Man Utd Protests Are Finally Putting The Glazers And Their Allies Under Pressure

The anti-Glazer movement has reached a crescendo in recent weeks
13:30, 14 May 2021

There were two more arrests but thankfully a game of football finally took place, albeit 11 days behind schedule, as Manchester United lost to Liverpool on Thursday night. If you think that the fulfilment of the fixture at the second attempt is the end of the story though, you’re very much mistaken.

The protests against the Glazer family by United fans at Old Trafford and other venues around Manchester are not just – as some would have you believe – a commentary on the supporters’ take on the failed European Super League venture. Rather, the developments of the last few weeks have awoken a beast whose head has simply been largely hidden for the past decade and a half.

It is not only those who instigated the formation of FC United of Manchester in 2005 who hate the club’s owners. There are also those who led the green and gold protests of 2010, when United supporters decided to forego the usual club paraphernalia for scarves and banners in the colours of the Newton Heath side which would eventually become Manchester United. And there are many more who, for the majority of the last 16 years, have stayed relatively silent but have found other ways to raise their concerns.

Simply put, the way that the Glazer family bought and have subsequently run the club has not sat well with the United fanbase, and there was always likely to be a tipping point when the quiet complaints and the distribution of ‘Love United, Hate Glazer’ stickers turned into something more substantial. Something more threatening, even.

The attempts to form a Super League have simply brought the ire to the surface. At a time when 75,000 United fans cannot fill Old Trafford as they would normally do, Joel Glazer and his allies took the opportunity to try to disenfranchise every single one of the club’s loyal followers who have built their affinity through decades for some and generations for others.

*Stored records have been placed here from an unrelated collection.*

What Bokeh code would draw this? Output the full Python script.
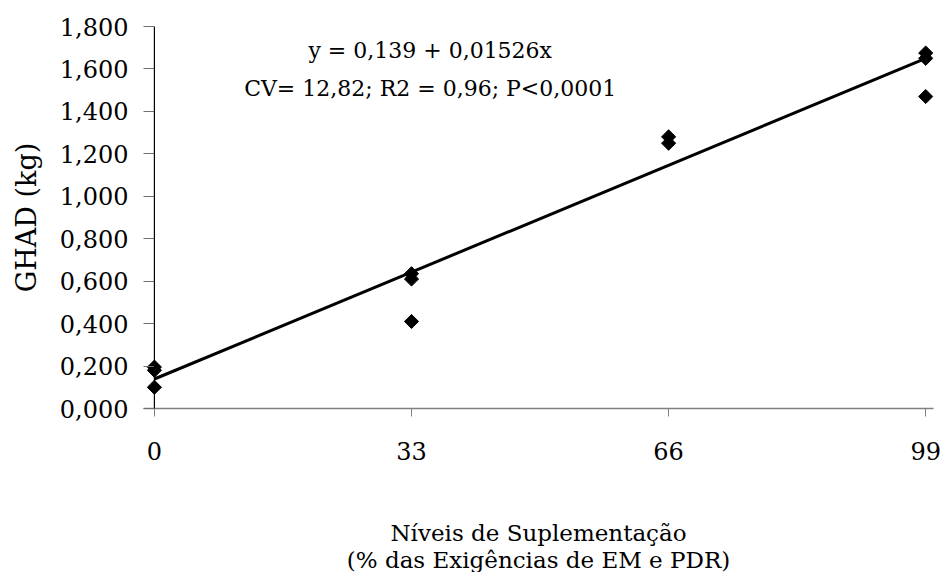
import numpy as np
from bokeh.plotting import figure
from bokeh.models import (Range1d, FixedTicker, CustomJSTickFormatter, Span, Label,
                          ColumnDataSource, LinearAxis)
from bokeh.embed import file_html
from bokeh.resources import INLINE

# Observed daily weight gain by supplementation level
niveis = [0, 0, 0, 33, 33, 33, 66, 66, 99, 99, 99]
ghad = [0.195, 0.180, 0.100, 0.635, 0.610, 0.410, 1.280, 1.250, 1.675, 1.650, 1.470]

# Fitted regression
intercepto = 0.139
inclinacao = 0.01526
x_fit = [0, 99]

x_ticks = [0, 33, 66, 99]
y_ticks = [0.0, 0.2, 0.4, 0.6, 0.8, 1.0, 1.2, 1.4, 1.6, 1.8]

equacao = "y = 0,139 + 0,01526x"
estatisticas = "CV= 12,82; R2 = 0,96; P<0,0001"
x_titulo = ["Níveis de Suplementação", "(% das Exigências de EM e PDR)"]
y_titulo = "GHAD (kg)"

FONT = "DejaVu Serif"

p = figure(
    frame_width=790, frame_height=382,
    min_border_left=143, min_border_right=12,
    min_border_top=26, min_border_bottom=0,
    x_range=Range1d(-1.4, 100), y_range=Range1d(0, 1.8),
    output_backend="svg", toolbar_location=None,
    background_fill_color="white", border_fill_color="white",
)
p.outline_line_color = None
p.xgrid.visible = False
p.ygrid.visible = False

# y axis: labels at the frame edge, the axis line itself sits at x = 0
ya = p.yaxis[0]
ya.ticker = FixedTicker(ticks=y_ticks)
ya.formatter = CustomJSTickFormatter(code="return tick.toFixed(3).replace('.', ',');")
ya.axis_line_color = None
ya.major_tick_in = 11
ya.major_tick_out = 0
ya.major_tick_line_color = "#707070"
ya.minor_tick_line_color = None
ya.major_label_standoff = 15
ya.major_label_text_font = FONT
ya.major_label_text_font_size = "24px"
ya.major_label_text_color = "black"
ya.axis_label = y_titulo
ya.axis_label_text_font = FONT
ya.axis_label_text_font_size = "27px"
ya.axis_label_text_font_style = "normal"
ya.axis_label_text_color = "black"
ya.axis_label_standoff = 15

xa = p.xaxis[0]
xa.ticker = FixedTicker(ticks=x_ticks)
xa.axis_line_color = "#808080"
xa.axis_line_width = 1.5
xa.major_tick_in = 0
xa.major_tick_out = 8
xa.major_tick_line_color = "#808080"
xa.minor_tick_line_color = None
xa.major_label_standoff = 25
xa.major_label_text_font = FONT
xa.major_label_text_font_size = "24px"
xa.major_label_text_color = "black"
xa.axis_label = x_titulo[0]
xa.axis_label_text_font = FONT
xa.axis_label_text_font_size = "23px"
xa.axis_label_text_font_style = "normal"
xa.axis_label_text_color = "black"
xa.axis_label_standoff = 57

# second line of the x title, carried by a bare axis stacked underneath
xa2 = LinearAxis(ticker=FixedTicker(ticks=[]), axis_line_color=None,
                 major_tick_in=0, major_tick_out=0, minor_tick_in=0, minor_tick_out=0,
                 major_label_standoff=0, major_label_text_font_size="0px",
                 axis_label=x_titulo[1], axis_label_text_font=FONT,
                 axis_label_text_font_size="23px", axis_label_text_font_style="normal",
                 axis_label_text_color="black", axis_label_standoff=-2)
p.add_layout(xa2, "below")

p.add_layout(Span(location=0, dimension="height", line_color="black", line_width=1.2))

# regression line
y_fit = [intercepto + inclinacao * v for v in x_fit]
p.line(x_fit, y_fit, line_color="black", line_width=3)

# observations
src = ColumnDataSource(dict(x=niveis, y=ghad))
p.scatter("x", "y", source=src, marker="square", size=10, angle=np.pi / 4,
          fill_color="black", line_color="black")

# equation and fit statistics
for txt, yy in [(equacao, 1.685), (estatisticas, 1.51)]:
    p.add_layout(Label(x=35.4, y=yy, text=txt, text_align="center",
                       text_baseline="middle", text_font=FONT,
                       text_font_size="22px", text_color="black"))

open("out.html", "w").write(file_html(p, INLINE))
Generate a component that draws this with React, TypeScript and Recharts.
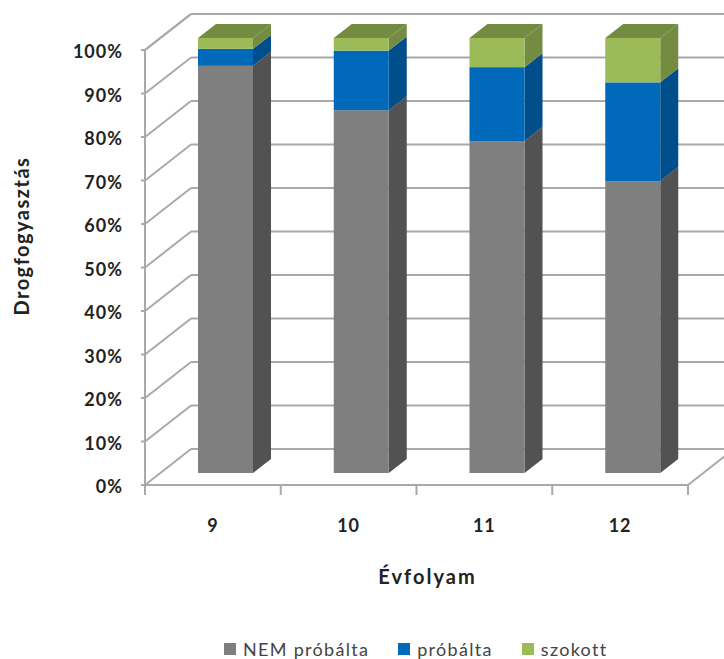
import React from "react";
import { BarChart, Bar, XAxis, YAxis, CartesianGrid, Legend } from "recharts";

const grades = ["9", "10", "11", "12"];
const nemProbalta = [93.6, 83.4, 76.3, 67.1];
const probalta = [3.9, 13.7, 17.0, 22.7];
const szokott = [2.5, 2.9, 6.7, 10.2];
const yTicks = [0, 10, 20, 30, 40, 50, 60, 70, 80, 90, 100];
const edgeTicks = [0, 1, 2, 3, 4];

const chartData = grades.map((g, i) => ({
  grade: g,
  edge: edgeTicks[i],
  nem: nemProbalta[i],
  prob: probalta[i],
  szok: szokott[i],
}));

const font = "Lato, 'Open Sans', sans-serif";
const gridColor = "#a9a9a9";

// depth of the walls and of the bars (the fake 3D look)
const wallDx = 46;
const wallDy = -36;
const barDx = 13;
const barDy = -12;
const sideDx = 18;
const sideDy = -14;

function wallLine(props: any) {
  const { x1, x2, y1 } = props;
  return (
    <g key={props.key ?? y1}>
      <line x1={x1} y1={y1} x2={x1 + wallDx} y2={y1 + wallDy} stroke={gridColor} strokeWidth={2} />
      <line x1={x1 + wallDx} y1={y1 + wallDy} x2={x2 + wallDx} y2={y1 + wallDy} stroke={gridColor} strokeWidth={2} />
      {y1 > 480 && (
        <line x1={x2} y1={y1} x2={x2 + wallDx} y2={y1 + wallDy} stroke={gridColor} strokeWidth={2} />
      )}
    </g>
  );
}

function box(front: string, side: string, top: string | null) {
  return (props: any) => {
    const x = props.x + barDx;
    const y = props.y + barDy;
    const { width: w, height: h } = props;
    return (
      <g>
        <polygon
          points={`${x + w},${y} ${x + w + sideDx},${y + sideDy} ${x + w + sideDx},${y + h + sideDy} ${x + w},${y + h}`}
          fill={side}
        />
        {top && (
          <polygon
            points={`${x},${y} ${x + sideDx},${y + sideDy} ${x + w + sideDx},${y + sideDy} ${x + w},${y}`}
            fill={top}
          />
        )}
        <rect x={x} y={y} width={w} height={h} fill={front} />
      </g>
    );
  };
}

function legendContent(props: any) {
  return (
    <div style={{ display: "flex", fontFamily: font, fontSize: 18, lineHeight: "16px", color: "#444", letterSpacing: 1.3 }}>
      {props.payload.map((p: any, i: number) => (
        <div key={p.value} style={{ display: "flex", alignItems: "center", marginRight: [29, 29, 0][i] }}>
          <span style={{ width: 12, height: 12, background: p.color, marginRight: 7, display: "inline-block" }} />
          {p.value}
        </div>
      ))}
    </div>
  );
}

const noLabel = () => <g />;

export default function App() {
  return (
    <div style={{ position: "absolute", left: 0, top: 0, width: 724, height: 659, background: "#fff" }}>
      <BarChart
        width={724}
        height={659}
        data={chartData}
        margin={{ top: 50, right: 36, bottom: 84, left: 85 }}
        barSize={55}
      >
        <CartesianGrid vertical={false} horizontal={wallLine} />
        <XAxis
          type="number"
          dataKey="edge"
          domain={[0, 4]}
          ticks={edgeTicks}
          interval={0}
          height={6}
          tick={noLabel}
          tickSize={10}
          stroke={gridColor}
          strokeWidth={2}
        />
        <XAxis
          xAxisId="cat"
          dataKey="grade"
          height={60}
          axisLine={false}
          tickLine={false}
          tickMargin={22}
          tick={{ fill: "#222", fontSize: 18, fontWeight: 700, fontFamily: font, letterSpacing: 1 }}
          label={{
            value: "Évfolyam",
            position: "insideBottom",
            dx: 11,
            offset: -33,
            fill: "#222",
            fontSize: 20,
            fontWeight: 700,
            fontFamily: font,
            letterSpacing: 2,
          }}
        />
        <YAxis
          width={60}
          domain={[0, 100]}
          ticks={yTicks}
          interval={0}
          tickFormatter={(v: number) => `${v}%`}
          tickSize={4}
          tickMargin={18}
          stroke={gridColor}
          strokeWidth={2}
          tick={{ fill: "#222", fontSize: 18, fontWeight: 700, fontFamily: font, stroke: "none", letterSpacing: 1, dy: 2 }}
          label={{
            value: "Drogfogyasztás",
            angle: -90,
            position: "insideLeft",
            dx: -68,
            dy: 48,
            fill: "#222",
            fontSize: 20,
            fontWeight: 700,
            fontFamily: font,
            letterSpacing: 1.5,
          }}
        />
        <Bar xAxisId="cat" dataKey="nem" name="NEM próbálta" stackId="a" fill="#7f7f7f" shape={box("#7f7f7f", "#525252", null)} isAnimationActive={false} />
        <Bar xAxisId="cat" dataKey="prob" name="próbálta" stackId="a" fill="#0069b9" shape={box("#0069b9", "#004f8a", null)} isAnimationActive={false} />
        <Bar xAxisId="cat" dataKey="szok" name="szokott" stackId="a" fill="#9bbb59" shape={box("#9bbb59", "#748c42", "#748c42")} isAnimationActive={false} />
        <Legend
          verticalAlign="bottom"
          height={24}
          content={legendContent}
          wrapperStyle={{ left: 224, width: 480, bottom: -6 }}
        />
      </BarChart>
    </div>
  );
}
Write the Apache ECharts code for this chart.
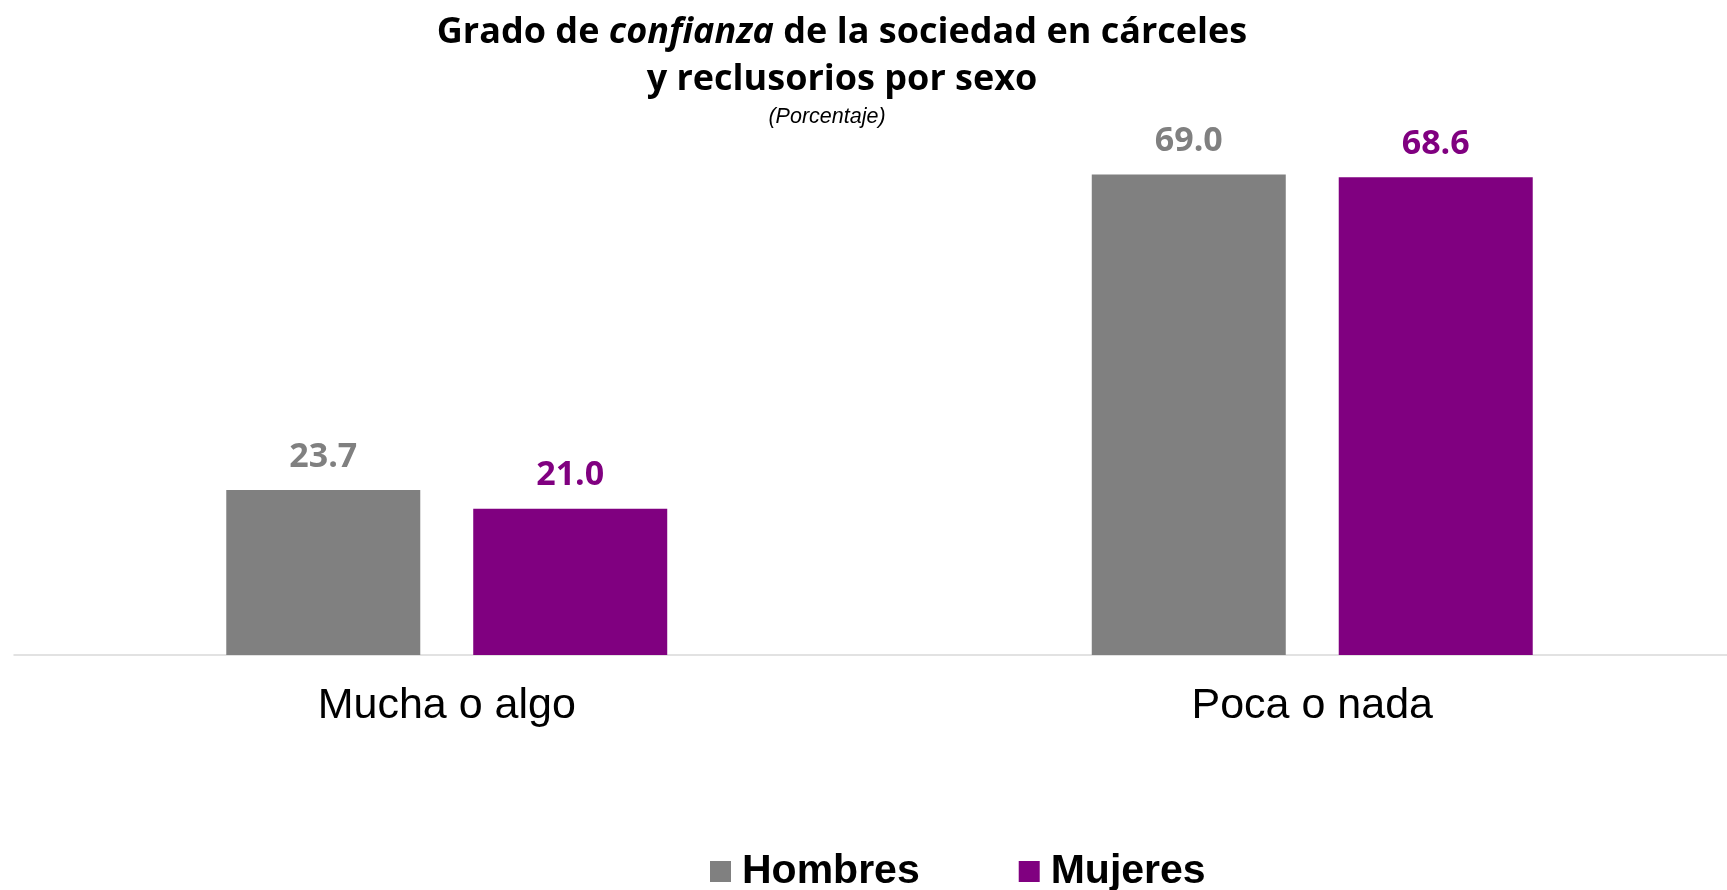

Manchester United became a modern behemoth by proving their quality year after year, not finding ways to exclude those clubs whose shared belief in competition helped to write their history.


The Glazers, meanwhile, are a family who managed to buy up Manchester United in 2005 with borrowings which they piled onto the club’s debt. According to The Independent, the controlling family have since received £200m in dividends while the club itself has had to cover £1.5bn in interest and debt over the same period. Prior to the takeover, United were not just debt-free but were among the most profitable sporting institutions in the world. This is why supporters have never liked, trusted, or believed in the Glazers.

If people believe the distrust of the owners is relatively new, they simply haven’t been listening. And United fans have run out of patience for those who refuse to hear what they are saying. The Super League proposal is no great surprise to those who have witnessed the Glazers’ tactics at close quarters. Protests and attempts to get games postponed are the latest steps in trying to make the wider audience pay attention to the problem. Those pundits who see the approach as a detriment to the cause might have done well to give the topic their time sooner.

There is said to now be a concern within the halls of power at Old Trafford that further protests could follow, with the types of pictures witnessed in the past fortnight potentially causing great damage to the image United have been trying to convey in recent years. Such an overt lack of harmony is terrible for business, and the Glazers are thought to be genuinely worried about what might come next.

So what should be the next step? At a time when the UK government is attempting to pass a Police, Crime, Sentencing and Courts Bill which would limit protest rights, it has been interesting to see politicians’ responses to football fans rallying against the Super League proposals. But surely it cannot stop there. The continuation of distrust between supporters and those who own and operate their football clubs can only lead to the game heading in the same direction it has been hurtling in for the past 30 years.

Fans need to regain some of the power, and the largely peaceful protests at Manchester United in recent weeks are an example that others should follow as the sport looks to rediscover its sense of moral and community responsibility. Those who decry the intentions of these rallies will only serve to line the pockets of rich, out-of-touch owners still further, and the Super League will be just the start of football’s problems.